WHAT THE TASK ASKS = Repeat the material below word for word and leave out all pictures.

RECORDED DATA =
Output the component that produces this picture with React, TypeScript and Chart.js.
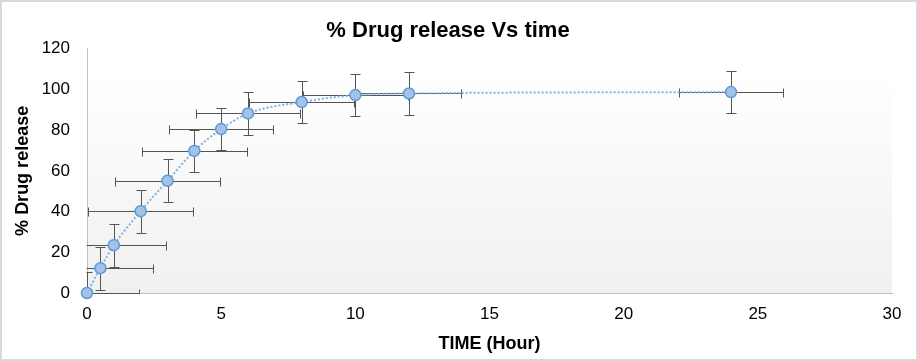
import React, { useEffect, useRef } from 'react';
import { Chart, registerables } from 'chart.js';

Chart.register(...registerables);

const chartTitle = '% Drug release Vs time';
const xAxisTitle = 'TIME (Hour)';
const yAxisTitle = '% Drug release';

const timeHours = [0, 0.5, 1, 2, 3, 4, 5, 6, 8, 10, 12, 24];
const drugRelease = [0, 12.2, 23.5, 40.2, 55.1, 69.8, 80.5, 88.2, 93.8, 97.2, 98.0, 98.7];
const releaseError = [10.5, 10.5, 10.5, 10.5, 10.5, 10.5, 10.5, 10.5, 10.5, 10.5, 10.5, 10.5];
const timeError = [1.95, 1.95, 1.95, 1.95, 1.95, 1.95, 1.95, 1.95, 1.95, 1.95, 1.95, 1.95];

const xMin = 0;
const xMax = 30;
const xStep = 5;
const yMin = 0;
const yMax = 120;
const yStep = 20;

const FONT = "Arial, 'Liberation Sans', sans-serif";

const backgroundPlugin = {
  id: 'bgAndBorder',
  beforeDraw(chart: any) {
    const { ctx, chartArea, width, height } = chart;
    ctx.save();
    ctx.fillStyle = '#ffffff';
    ctx.fillRect(0, 0, width, height);
    const g = ctx.createLinearGradient(0, chartArea.top, 0, chartArea.bottom);
    g.addColorStop(0, '#ffffff');
    g.addColorStop(0.1, '#ffffff');
    g.addColorStop(1, '#f0f0f0');
    ctx.fillStyle = g;
    ctx.fillRect(chartArea.left, chartArea.top, chartArea.right - chartArea.left, chartArea.bottom - chartArea.top);
    ctx.strokeStyle = '#d9d9d9';
    ctx.lineWidth = 2;
    ctx.strokeRect(1, 1, width - 2, height - 2);
    ctx.restore();
  },
};

const errorBarPlugin = {
  id: 'errorBars',
  beforeDatasetsDraw(chart: any) {
    const { ctx, chartArea } = chart;
    const xs = chart.scales.x;
    const ys = chart.scales.y;
    ctx.save();
    ctx.beginPath();
    ctx.rect(chartArea.left - 0.5, chartArea.top, chartArea.right - chartArea.left + 1, chartArea.bottom - chartArea.top + 1);
    ctx.clip();
    ctx.strokeStyle = '#555555';
    ctx.lineWidth = 1;
    const snap = (v: number) => Math.round(v) + 0.5;
    timeHours.forEach((t, i) => {
      const v = drugRelease[i];
      const px = snap(xs.getPixelForValue(t));
      const py = snap(ys.getPixelForValue(v));
      const xl = snap(xs.getPixelForValue(t - timeError[i]));
      const xr = snap(xs.getPixelForValue(t + timeError[i]));
      const yt = snap(ys.getPixelForValue(v + releaseError[i]));
      const yb = snap(ys.getPixelForValue(v - releaseError[i]));
      ctx.beginPath();
      ctx.moveTo(xl, py);
      ctx.lineTo(xr, py);
      ctx.moveTo(xl, py - 4);
      ctx.lineTo(xl, py + 5);
      ctx.moveTo(xr, py - 4);
      ctx.lineTo(xr, py + 5);
      ctx.moveTo(px, yt);
      ctx.lineTo(px, yb);
      ctx.moveTo(px - 5, yt);
      ctx.lineTo(px + 5, yt);
      ctx.moveTo(px - 5, yb);
      ctx.lineTo(px + 5, yb);
      ctx.stroke();
    });
    ctx.restore();
  },
};

export default function App() {
  const canvasRef = useRef<HTMLCanvasElement | null>(null);

  useEffect(() => {
    document.body.style.margin = '0';
    const canvas = canvasRef.current;
    if (!canvas) return;
    const chart = new Chart(canvas, {
      type: 'scatter',
      data: {
        datasets: [
          {
            label: yAxisTitle,
            data: timeHours.map((t, i) => ({ x: t, y: drugRelease[i] })),
            showLine: true,
            cubicInterpolationMode: 'monotone',
            borderColor: '#7fb0e2',
            borderWidth: 2,
            borderDash: [2, 2],
            pointRadius: 5.5,
            pointBorderWidth: 1.5,
            pointBackgroundColor: '#a4c2e8',
            pointBorderColor: '#5b9bd5',
            clip: false,
          } as any,
        ],
      },
      options: {
        animation: false,
        responsive: false,
        devicePixelRatio: 1,
        layout: { padding: { left: 4, right: 26, top: 18, bottom: 6 } },
        plugins: {
          legend: { display: false },
          tooltip: { enabled: false },
          title: {
            display: true,
            text: chartTitle,
            color: '#000000',
            font: { family: FONT, size: 22, weight: 'bold', lineHeight: 1.2 },
            padding: { top: 0, bottom: 4.3 },
          },
        },
        scales: {
          x: {
            type: 'linear',
            min: xMin,
            max: xMax,
            grid: { display: false, drawTicks: false },
            border: { display: true, color: '#bfbfbf', width: 1 },
            ticks: {
              stepSize: xStep,
              color: '#000000',
              padding: 11,
              maxRotation: 0,
              font: { family: FONT, size: 17 },
            },
            title: {
              display: true,
              text: xAxisTitle,
              color: '#000000',
              font: { family: FONT, size: 18, weight: 'bold', lineHeight: 1.2 },
              padding: { top: 0, bottom: 0 },
            },
            afterFit(scale: any) {
              scale.height = 62;
            },
          },
          y: {
            type: 'linear',
            min: yMin,
            max: yMax,
            grid: { display: false, drawTicks: false },
            border: { display: true, color: '#bfbfbf', width: 1 },
            ticks: {
              stepSize: yStep,
              color: '#000000',
              padding: 17,
              font: { family: FONT, size: 17 },
            },
            title: {
              display: true,
              text: yAxisTitle,
              color: '#000000',
              font: { family: FONT, size: 18, weight: 'bold', lineHeight: 1.2 },
              padding: { top: 8, bottom: 0 },
            },
            afterFit(scale: any) {
              scale.width = 83;
            },
          },
        },
      } as any,
      plugins: [backgroundPlugin, errorBarPlugin],
    });
    return () => chart.destroy();
  }, []);

  return (
    <div style={{ width: 918, height: 361 }}>
      <canvas ref={canvasRef} width={918} height={361} style={{ display: 'block' }} />
    </div>
  );
}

FINISHED TASK =
Output the component that produces this picture with React, TypeScript and Chart.js.
import React, { useEffect, useRef } from 'react';
import { Chart, registerables } from 'chart.js';

Chart.register(...registerables);

const chartTitle = '% Drug release Vs time';
const xAxisTitle = 'TIME (Hour)';
const yAxisTitle = '% Drug release';

const timeHours = [0, 0.5, 1, 2, 3, 4, 5, 6, 8, 10, 12, 24];
const drugRelease = [0, 12.2, 23.5, 40.2, 55.1, 69.8, 80.5, 88.2, 93.8, 97.2, 98.0, 98.7];
const releaseError = [10.5, 10.5, 10.5, 10.5, 10.5, 10.5, 10.5, 10.5, 10.5, 10.5, 10.5, 10.5];
const timeError = [1.95, 1.95, 1.95, 1.95, 1.95, 1.95, 1.95, 1.95, 1.95, 1.95, 1.95, 1.95];

const xMin = 0;
const xMax = 30;
const xStep = 5;
const yMin = 0;
const yMax = 120;
const yStep = 20;

const FONT = "Arial, 'Liberation Sans', sans-serif";

const backgroundPlugin = {
  id: 'bgAndBorder',
  beforeDraw(chart: any) {
    const { ctx, chartArea, width, height } = chart;
    ctx.save();
    ctx.fillStyle = '#ffffff';
    ctx.fillRect(0, 0, width, height);
    const g = ctx.createLinearGradient(0, chartArea.top, 0, chartArea.bottom);
    g.addColorStop(0, '#ffffff');
    g.addColorStop(0.1, '#ffffff');
    g.addColorStop(1, '#f0f0f0');
    ctx.fillStyle = g;
    ctx.fillRect(chartArea.left, chartArea.top, chartArea.right - chartArea.left, chartArea.bottom - chartArea.top);
    ctx.strokeStyle = '#d9d9d9';
    ctx.lineWidth = 2;
    ctx.strokeRect(1, 1, width - 2, height - 2);
    ctx.restore();
  },
};

const errorBarPlugin = {
  id: 'errorBars',
  beforeDatasetsDraw(chart: any) {
    const { ctx, chartArea } = chart;
    const xs = chart.scales.x;
    const ys = chart.scales.y;
    ctx.save();
    ctx.beginPath();
    ctx.rect(chartArea.left - 0.5, chartArea.top, chartArea.right - chartArea.left + 1, chartArea.bottom - chartArea.top + 1);
    ctx.clip();
    ctx.strokeStyle = '#555555';
    ctx.lineWidth = 1;
    const snap = (v: number) => Math.round(v) + 0.5;
    timeHours.forEach((t, i) => {
      const v = drugRelease[i];
      const px = snap(xs.getPixelForValue(t));
      const py = snap(ys.getPixelForValue(v));
      const xl = snap(xs.getPixelForValue(t - timeError[i]));
      const xr = snap(xs.getPixelForValue(t + timeError[i]));
      const yt = snap(ys.getPixelForValue(v + releaseError[i]));
      const yb = snap(ys.getPixelForValue(v - releaseError[i]));
      ctx.beginPath();
      ctx.moveTo(xl, py);
      ctx.lineTo(xr, py);
      ctx.moveTo(xl, py - 4);
      ctx.lineTo(xl, py + 5);
      ctx.moveTo(xr, py - 4);
      ctx.lineTo(xr, py + 5);
      ctx.moveTo(px, yt);
      ctx.lineTo(px, yb);
      ctx.moveTo(px - 5, yt);
      ctx.lineTo(px + 5, yt);
      ctx.moveTo(px - 5, yb);
      ctx.lineTo(px + 5, yb);
      ctx.stroke();
    });
    ctx.restore();
  },
};

export default function App() {
  const canvasRef = useRef<HTMLCanvasElement | null>(null);

  useEffect(() => {
    document.body.style.margin = '0';
    const canvas = canvasRef.current;
    if (!canvas) return;
    const chart = new Chart(canvas, {
      type: 'scatter',
      data: {
        datasets: [
          {
            label: yAxisTitle,
            data: timeHours.map((t, i) => ({ x: t, y: drugRelease[i] })),
            showLine: true,
            cubicInterpolationMode: 'monotone',
            borderColor: '#7fb0e2',
            borderWidth: 2,
            borderDash: [2, 2],
            pointRadius: 5.5,
            pointBorderWidth: 1.5,
            pointBackgroundColor: '#a4c2e8',
            pointBorderColor: '#5b9bd5',
            clip: false,
          } as any,
        ],
      },
      options: {
        animation: false,
        responsive: false,
        devicePixelRatio: 1,
        layout: { padding: { left: 4, right: 26, top: 18, bottom: 6 } },
        plugins: {
          legend: { display: false },
          tooltip: { enabled: false },
          title: {
            display: true,
            text: chartTitle,
            color: '#000000',
            font: { family: FONT, size: 22, weight: 'bold', lineHeight: 1.2 },
            padding: { top: 0, bottom: 4.3 },
          },
        },
        scales: {
          x: {
            type: 'linear',
            min: xMin,
            max: xMax,
            grid: { display: false, drawTicks: false },
            border: { display: true, color: '#bfbfbf', width: 1 },
            ticks: {
              stepSize: xStep,
              color: '#000000',
              padding: 11,
              maxRotation: 0,
              font: { family: FONT, size: 17 },
            },
            title: {
              display: true,
              text: xAxisTitle,
              color: '#000000',
              font: { family: FONT, size: 18, weight: 'bold', lineHeight: 1.2 },
              padding: { top: 0, bottom: 0 },
            },
            afterFit(scale: any) {
              scale.height = 62;
            },
          },
          y: {
            type: 'linear',
            min: yMin,
            max: yMax,
            grid: { display: false, drawTicks: false },
            border: { display: true, color: '#bfbfbf', width: 1 },
            ticks: {
              stepSize: yStep,
              color: '#000000',
              padding: 17,
              font: { family: FONT, size: 17 },
            },
            title: {
              display: true,
              text: yAxisTitle,
              color: '#000000',
              font: { family: FONT, size: 18, weight: 'bold', lineHeight: 1.2 },
              padding: { top: 8, bottom: 0 },
            },
            afterFit(scale: any) {
              scale.width = 83;
            },
          },
        },
      } as any,
      plugins: [backgroundPlugin, errorBarPlugin],
    });
    return () => chart.destroy();
  }, []);

  return (
    <div style={{ width: 918, height: 361 }}>
      <canvas ref={canvasRef} width={918} height={361} style={{ display: 'block' }} />
    </div>
  );
}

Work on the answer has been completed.